Yara Lins – O objetivo principal foi acolher e proteger as mulheres que tiveram seus direitos violados de alguma forma, e, evidentemente, auxiliar para responsabilizar os responsáveis pelos atos aos órgãos competentes. As ações da Ouvidoria da Mulher nesse sentido foram essenciais para a valorização da mulher, e tem superado em muito nossas expectativas.

A atuação do setor nos revelou uma realidade que necessitava de pronta e urgente intervenção. Diversos casos exigiram nossa resposta imediata, registrando 45% deles relacionados a assédio moral, 16% de violência doméstica, 12% de assédio sexual, 9% de assédio institucional, e 6% de injúria racial.

ET – Em sua posse para o biênio 2024-2025, mencionou a meta de posicionar o TCE-AM como uma instituição modelo não só para o Amazonas, mas para todo o Brasil. Quais estratégias estão sendo adotadas para alcançar esse objetivo?

Yara Lins – Inovar, sempre. Permanecemos transparentes e responsáveis nas nossas ações, mas para sermos um modelo a ser seguido, precisamos inovar em diversos sentidos. Em 2024, por exemplo, fomos destaque no Marco de Medição da Associação dos Tribunais de Contas (Atricon) pelas boas práticas realizadas, como a criação da Ouvidoria da Mulher, a Blitz TCE e nossa atuação nas redes sociais; conquistamos o selo diamante em qualidade da transparência pública, concedido pela Atricon por atender todos os critérios essenciais de transparência; conquistamos o selo A3P do Ministério do Meio Ambiente pelas práticas sustentáveis que aderimos no Tribunal, e nossas redes sociais foram destaque nacional, com o reconhecimento entre as instituições públicas que aproximam a sociedade do setor público.

Essas conquistas só foram possíveis graças às inovações que estamos sempre buscando implementar, cada uma em sua respectiva área de atuação. Foram as inovações, inclusive, que permitiram uma maior celeridade nos julgamentos da Corte de Contas. Nossos sistemas tecnológicos hoje possibilitam uma tramitação rápida para que os processos entrem em pauta e sejam julgados de forma célere, mas sem deixar de lado a análise técnica qualificada.

ET – Com quase 50 anos de serviço no TCE-AM, como vê a evolução do papel das mulheres nas instituições públicas do Amazonas e quais avanços ainda são necessários?

Yara Lins – Ao longo dessas décadas de atuação no serviço público testemunhei uma transformação significativa no papel das mulheres dentro das instituições públicas do Amazonas. Quando iniciei minha trajetória no Tribunal, a presença feminina em cargos estratégicos era extremamente limitada.

Hoje, temos mulheres ocupando posições de liderança e tomando decisões que impactam diretamente a administração pública, mas ainda estamos longe do ideal.
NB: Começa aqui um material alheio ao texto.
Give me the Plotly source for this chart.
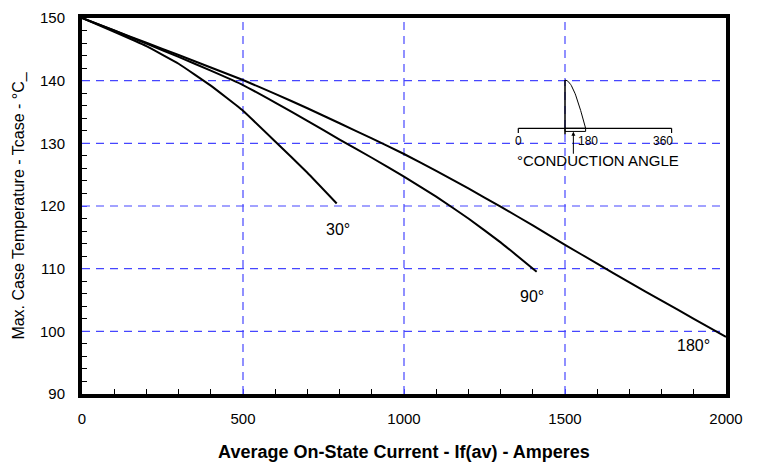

Apesar da presidente do Tribunal, hoje, ser uma mulher, sou apenas uma entre sete conselheiros. E essa realidade não é exclusiva da Corte de Contas, se formos avaliar, instituição por instituição, a proporção não é diferente. É fundamental ampliar as oportunidades para que mais mulheres assumam cargos de chefia e gestão, garantindo equidade e reconhecimento pelo mérito e pela dedicação.

Precisamos de políticas institucionais que incentivem a participação feminina, como programas de capacitação e redes de apoio. Acredito que o futuro das instituições públicas do Amazonas será ainda mais promissor quando tivermos um ambiente verdadeiramente igualitário. O setor público ganha muito com a sensibilidade e o pensamento estratégico que nós, mulheres, agregamos.

ET – Quais são os principais desafios que o TCE-AM enfrenta atualmente na fiscalização das contas públicas e como sua gestão pretende superá-los?

Yara Lins – Entre os desafios que o TCE enfrenta está, sem dúvidas, vencer as dificuldades logísticas e as distâncias geográficas em um Estado com as dimensões do Amazonas. Estamos utilizando a tecnologia, com as teleauditorias, fiscalizações à distância, novos sistemas, para garantir não só o envio das prestações de contas, mas a fiscalização concomitante do gasto público.

Enfrentamos, diariamente, o desafio de analisar as despesas dos gestores do Estado sem esquecer que vivemos uma realidade diferente, por exemplo, dos estados do Sul/Sudeste. Não temos estradas, temos problemas relacionados à comunicação e nossos caminhos são formados por água.

Por isso estamos trabalhando, constantemente, para fortalecer a gestão pública, e isso inclui a capacitação dos gestores, para termos como resultado um gasto eficiente e cada vez mais dentro da legalidade, e qualificação da nossa estrutura tecnológica, para viabilizar uma fiscalização mais precisa em meio a essas dificuldades.